Coherent Effects of a Weak Neutral Current

Context: the discovery of neutral currents

The discovery of weak neutral currents in 1973 at the Gargamelle bubble chamber at CERN opened a new sector of weak-interaction phenomenology. The $Z^0$-mediated interaction allowed neutrinos to scatter elastically off charged particles without flavor change — distinct from the charged-current processes previously studied.

Freedman, writing the following year at MIT, recognized that this opened a new low-energy channel with an unusual property: coherence. At momentum transfer $q$ small compared to the inverse nuclear size $R^{-1}$, all nucleons in the nucleus scatter coherently, and the amplitudes add rather than the rates. For weak neutral currents (unlike electromagnetism, which couples to protons only), the nuclear vector coupling is dominated by the neutron contribution because of the small vector-coupling of protons ($1-4{\sin }^2{\theta }_W\approx 0.075$).

The key result

The coherent cross-section at low energy is ${\sigma }_{\text{CEvNS}}\propto G_F^2{Q}_W^2{E}_{\nu }^2$ where the weak charge $Q_W\approx -N$ for heavy nuclei. The cross-section therefore scales as $N^2$ — a quadratic enhancement over incoherent neutrino-nucleon scattering.

At MeV energies, the CEvNS cross-section on heavy nuclei (N ~ 70) exceeds the inverse-beta-decay cross-section on a single proton by two orders of magnitude, making it the largest neutrino cross-section at those energies.

The detection problem

The observable in CEvNS is the recoiling nucleus, with typical energies of a few keV. This is two to three orders of magnitude below the threshold of the neutrino detectors of the 1970s. Freedman’s paper explicitly noted the experimental challenge: “it is an act of hubris which only an experimentalist could commit to predict its detection.”
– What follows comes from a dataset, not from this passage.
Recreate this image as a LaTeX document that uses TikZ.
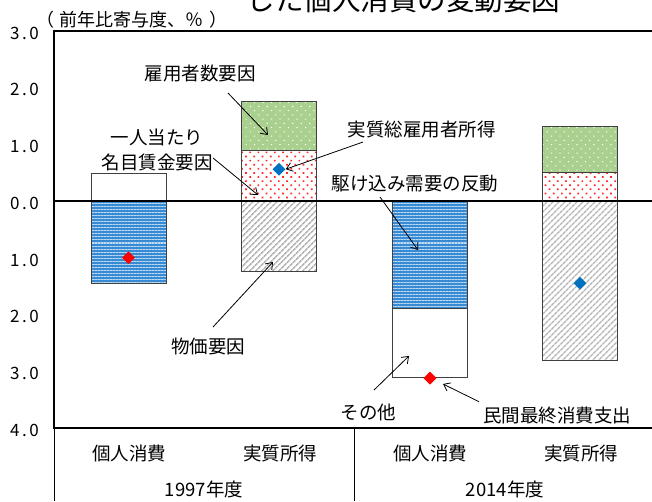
\documentclass[tikz,border=0pt]{standalone}
\usepackage{fontspec}
\setmainfont{Noto Sans CJK JP}
\usepackage{tikz}
\usetikzlibrary{arrows.meta,patterns.meta,shapes.geometric}

\definecolor{barblue}{RGB}{56,138,210}
\definecolor{stripeblue}{RGB}{188,218,244}
\definecolor{hatchgray}{RGB}{180,180,180}
\definecolor{dotred}{RGB}{255,40,40}
\definecolor{bargreen}{RGB}{169,208,142}
\definecolor{edgegray}{RGB}{64,64,64}
\definecolor{markred}{RGB}{255,0,0}
\definecolor{markblue}{RGB}{0,112,192}

\newcommand{\ticklbl}[2]{#1\kern2.5pt.\kern2.5pt#2}

\tikzset{
	seg/.style={draw=edgegray, line width=0.8pt},
	segwhite/.style={seg, fill=white},
	segblue/.style={seg, preaction={fill=barblue},
		pattern={Lines[angle=0,distance=3pt,line width=1pt]}, pattern color=stripeblue},
	seggray/.style={seg, preaction={fill=white},
		pattern={Lines[angle=45,distance=4pt,line width=1.6pt]}, pattern color=hatchgray},
	segred/.style={seg, preaction={fill=white},
		pattern={Dots[angle=45,distance=5.8pt,radius=1.2pt]}, pattern color=dotred},
	seggreen/.style={seg, preaction={fill=bargreen},
		pattern={Dots[angle=45,distance=6pt,radius=0.8pt]}, pattern color=white},
	markpt/.style={diamond, inner sep=0pt, minimum width=13pt, minimum height=13pt},
	pointer/.style={-{Straight Barb[length=6pt,width=9pt]}, line width=0.8pt},
	lbl/.style={font=\fontsize{18.5}{25}\selectfont, inner sep=0pt},
}

\begin{document}
\begin{tikzpicture}[x=1pt, y=56.76pt]

	% parameters
	\def\bw{75.5}
	\def\xl{54}
	\def\xr{652}
	\def\ybot{-5.2854}

	\useasboundingbox (0,\ybot) rectangle (\xr,3.5412);

	% bars
	\foreach \x/\lo/\hi/\st in {
		91/0/0.48/segwhite, 91/-1.46/0/segblue,
		241/-1.245/0/seggray, 241/0/0.90/segred, 241/0.90/1.75/seggreen,
		392/-1.90/0/segblue, 392/-3.11/-1.90/segwhite,
		542/-2.81/0/seggray, 542/0/0.51/segred, 542/0.51/1.32/seggreen} {
		\draw[\st] (\x,\lo) rectangle ({\x+\bw},\hi);
	}

	% frame
	\draw[line width=2pt] (\xr,3) -| (\xl,-4) -- (\xr,-4);
	\draw[line width=2pt] (\xl,0) -- (\xr,0);
	\draw[line width=0.8pt] (\xl,-4) -- (\xl,\ybot);
	\draw[line width=0.8pt] (354,-4) -- (354,\ybot);

	% y axis
	\foreach \v/\a/\b in {3/3/0, 2/2/0, 1/1/0, 0/0/0, -1/1/0, -2/2/0, -3/3/0, -4/4/0} {
		\node[anchor=east, inner sep=0pt, font=\fontsize{17}{17}\selectfont] (tick\a\b) at (39,\v-0.04) {\ticklbl{\a}{\b}};
	}
	\node[inner sep=0pt, font=\fontsize{18}{18}\selectfont] (ytitle) at (132,3.2) {（\kern6pt 前年比寄与度、％\kern6pt）};

	% title
	\node[anchor=base, inner sep=0pt, font=\fontsize{28.5}{28.5}\selectfont] (ttl) at (403.5,3.365) {した個人消費の変動要因};

	% markers
	\node[markpt, fill=markred] (mk1) at (128.5,-1.0) {};
	\node[markpt, fill=markblue] (mk2) at (279,0.56) {};
	\node[markpt, fill=markred] (mk3) at (430,-3.12) {};
	\node[markpt, fill=markblue] (mk4) at (580,-1.45) {};

	% labels
	\node[lbl] (lblemp) at (200,2.246) {雇用者数要因};
	\node[lbl, align=center] (lblwage) at (157,0.907) {一人当たり\\名目賃金要因};
	\node[lbl] (lbltotal) at (421.7,1.251) {実質総雇用者所得};
	\node[lbl] (lblrush) at (415,0.30) {駆け込み需要の反動};
	\node[lbl] (lblprice) at (208,-2.567) {物価要因};
	\node[lbl] (lblother) at (368.7,-3.717) {その他};
	\node[lbl] (lblpce) at (557,-3.782) {民間最終消費支出};

	% categories
	\node[lbl] (cat1) at (129,-4.44) {個人消費};
	\node[lbl] (cat2) at (280,-4.44) {実質所得};
	\node[lbl] (cat3) at (430,-4.44) {個人消費};
	\node[lbl] (cat4) at (581,-4.44) {実質所得};
	\node[lbl] (yr97) at (204,-5.074) {1997年度};
	\node[lbl] (yr14) at (505,-5.074) {2014年度};

	% arrow ends
	\coordinate (emp-s) at (228,1.903);
	\coordinate (emp-t) at (268,1.163);
	\coordinate (wage-s) at (213,0.758);
	\coordinate (wage-t) at (258,0.106);
	\coordinate (total-s) at (363,1.039);
	\coordinate (rush-s) at (380,0.07);
	\coordinate (rush-t) at (418,-0.863);
	\coordinate (price-s) at (213,-2.22);
	\coordinate (price-t) at (273,-1.075);
	\coordinate (other-s) at (374,-3.33);
	\coordinate (other-t) at (409,-2.73);
	\coordinate (pce-s) at (479,-3.536);
	\coordinate (pce-t) at (443,-3.224);

	% arrows
	\draw[pointer] (emp-s) -- (emp-t);
	\draw[pointer] (wage-s) -- (wage-t);
	\draw[pointer] (total-s) -- (mk2.east);
	\draw[pointer] (rush-s) -- (rush-t);
	\draw[pointer] (price-s) -- (price-t);
	\draw[pointer] (other-s) -- (other-t);
	\draw[pointer] (pce-s) -- (pce-t);

\end{tikzpicture}
\end{document}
For 43 years, the process remained theoretical. The necessary experimental technology — very-low-threshold bolometers, CCDs, and solid-state detectors, much of it originally developed for direct dark-matter searches — matured only in the 2010s.

Experimental confirmation

The COHERENT collaboration at Oak Ridge National Laboratory achieved a 6.7σ observation of CEvNS in 2017, using a 14.6 kg CsI[Na] detector at the Spallation Neutron Source. Subsequent measurements with liquid argon and germanium targets have confirmed the N² scaling across nuclei.

Broader impact

CEvNS is now central to several physics programs:

• Precision Standard Model tests at low energy, particularly the weak mixing angle ${\sin }^2{\theta }_W$
• Constraints on beyond-Standard-Model physics — non-standard interactions, neutrino magnetic moments, sterile neutrinos
• Nuclear structure through the form-factor dependence of the coherent cross-section on the neutron distribution
• The neutrino floor in direct dark-matter detection, where CEvNS of solar and atmospheric neutrinos sets a fundamental background
• Applied research, including the Master Equation framework for neutrinovoltaic conversion, where ${\sigma }_{\text{eff}}(E)$ for the neutrino channel is fundamentally the CEvNS cross-section

Freedman’s paper exemplifies how a theoretical observation, unobservable at the time of publication, can become central to an entire experimental subfield once the technology catches up.